Police services from two different countries are comparing their approaches to mental health and policing.
This week, a police service from the United Kingdom was in Saskatoon for a health conference and met with the city’s police service to learn about their Police and Crisis Team (PACT).
PACT involves police officers and crisis workers teaming up to prevent people with mental health issues from being unnecessarily jailed or hospitalized. The program has been diverting around five arrests a month since its inception last year, according to Insp. Mitch Yuzdepski with the SPS.
He said while the U.K. model helps people over the phone, PACT responds to mental health emergencies in person.

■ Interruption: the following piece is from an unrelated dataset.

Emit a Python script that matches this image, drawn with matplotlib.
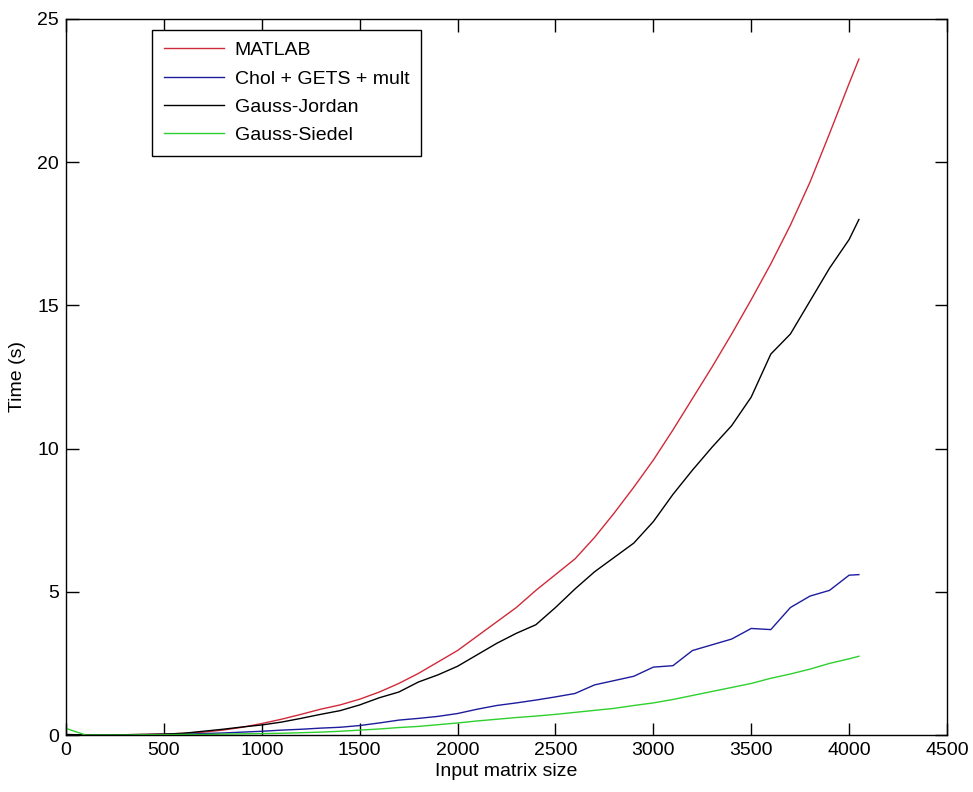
import matplotlib
matplotlib.use("Agg")
import matplotlib.pyplot as plt

plt.rcParams['font.family'] = ['Liberation Sans', 'DejaVu Sans']

sizes = [0, 100, 200, 300, 400, 500, 600, 700, 800, 900,
         1000, 1100, 1200, 1300, 1400, 1500, 1600, 1700, 1800, 1900,
         2000, 2100, 2200, 2300, 2400, 2500, 2600, 2700, 2800, 2900,
         3000, 3100, 3200, 3300, 3400, 3500, 3600, 3700, 3800, 3900,
         4000, 4050]

matlab = [0.0, 0.0, 0.0, 0.01, 0.02, 0.03, 0.06, 0.1, 0.17, 0.27,
          0.4, 0.55, 0.72, 0.9, 1.05, 1.25, 1.5, 1.8, 2.15, 2.55,
          2.95, 3.45, 3.95, 4.45, 5.05, 5.6, 6.15, 6.9, 7.75, 8.65,
          9.6, 10.65, 11.75, 12.85, 14.0, 15.2, 16.45, 17.8, 19.3, 21.0,
          22.75, 23.6]

chol = [0.0, 0.0, 0.0, 0.0, 0.01, 0.02, 0.03, 0.05, 0.07, 0.1,
        0.13, 0.17, 0.2, 0.24, 0.27, 0.33, 0.42, 0.52, 0.58, 0.65,
        0.75, 0.9, 1.03, 1.12, 1.22, 1.33, 1.45, 1.75, 1.9, 2.05,
        2.37, 2.42, 2.95, 3.15, 3.35, 3.72, 3.68, 4.45, 4.85, 5.05,
        5.58, 5.6]

gauss_jordan = [0.02, 0.0, 0.0, 0.01, 0.02, 0.03, 0.06, 0.13, 0.2, 0.28,
                0.35, 0.45, 0.58, 0.72, 0.85, 1.05, 1.3, 1.5, 1.85, 2.1,
                2.4, 2.8, 3.2, 3.55, 3.85, 4.45, 5.1, 5.7, 6.2, 6.7,
                7.45, 8.4, 9.25, 10.05, 10.8, 11.8, 13.3, 14.0, 15.15, 16.3,
                17.3, 18.0]

gauss_siedel = [0.23, 0.0, 0.0, 0.0, 0.01, 0.01, 0.02, 0.02, 0.03, 0.04,
                0.05, 0.06, 0.08, 0.1, 0.13, 0.17, 0.21, 0.26, 0.3, 0.36,
                0.42, 0.49, 0.55, 0.61, 0.66, 0.72, 0.79, 0.86, 0.93, 1.03,
                1.12, 1.24, 1.38, 1.52, 1.66, 1.8, 1.98, 2.13, 2.3, 2.5,
                2.66, 2.75]

labels = ["MATLAB", "Chol + GETS + mult", "Gauss-Jordan", "Gauss-Siedel"]
xticks = [0, 500, 1000, 1500, 2000, 2500, 3000, 3500, 4000, 4500]
yticks = [0, 5, 10, 15, 20, 25]

fig = plt.figure(figsize=(9.73, 7.92), dpi=100)
ax = fig.add_axes([66/973, 1 - 735/792, 881/973, 716/792])

ax.plot(sizes, matlab, color='#d02a3a', lw=1.0, label=labels[0])
ax.plot(sizes, chol, color='#1c1c9c', lw=1.0, label=labels[1])
ax.plot(sizes, gauss_jordan, color='black', lw=1.0, label=labels[2])
ax.plot(sizes, gauss_siedel, color='#2ed02e', lw=1.0, label=labels[3])

ax.set_xlim(0, 4500)
ax.set_ylim(0, 25)
ax.set_xticks(xticks)
ax.set_yticks(yticks)
ax.tick_params(direction='in', length=9, width=1.0, top=True, right=True,
               labelsize=14, pad=5)
for s in ax.spines.values():
    s.set_linewidth(1.0)

ax.set_xlabel("Input matrix size", fontsize=14, labelpad=3)
ax.set_ylabel("Time (s)", fontsize=14, labelpad=8)

leg = ax.legend(loc='upper left', bbox_to_anchor=((152 - 66) / 881, (735 - 30) / 716),
                fontsize=14, frameon=True, fancybox=False, framealpha=1,
                edgecolor='black', handlelength=3.1, handletextpad=0.55,
                labelspacing=0.55, borderpad=0.6, borderaxespad=0)
leg.get_frame().set_linewidth(1.0)

fig.savefig("out.png", dpi=100)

“Our U.K. friends called ours really the gold standard of the model, when you can have that face-to-face.”
Yuzdepski said the Devon and Cornwall Police Service communicates by phone instead of in person because it has to cover a large rural area. That means when someone is in crisis, police call a control room where a nurse on duty gives them advice.
“I think both models are kind of a real-time response to real-time crisis,” he said.
In Saskatoon, Yuzdepski said about 40 per cent of their mental health crisis calls involve “suicidal ideations” and many were successfully referred to community supports like helping a client find appropriate housing.
“Certainly we’ve saved lives. I don’t know if I could accurately quantify it but certainly we’ve prevented some suicides.”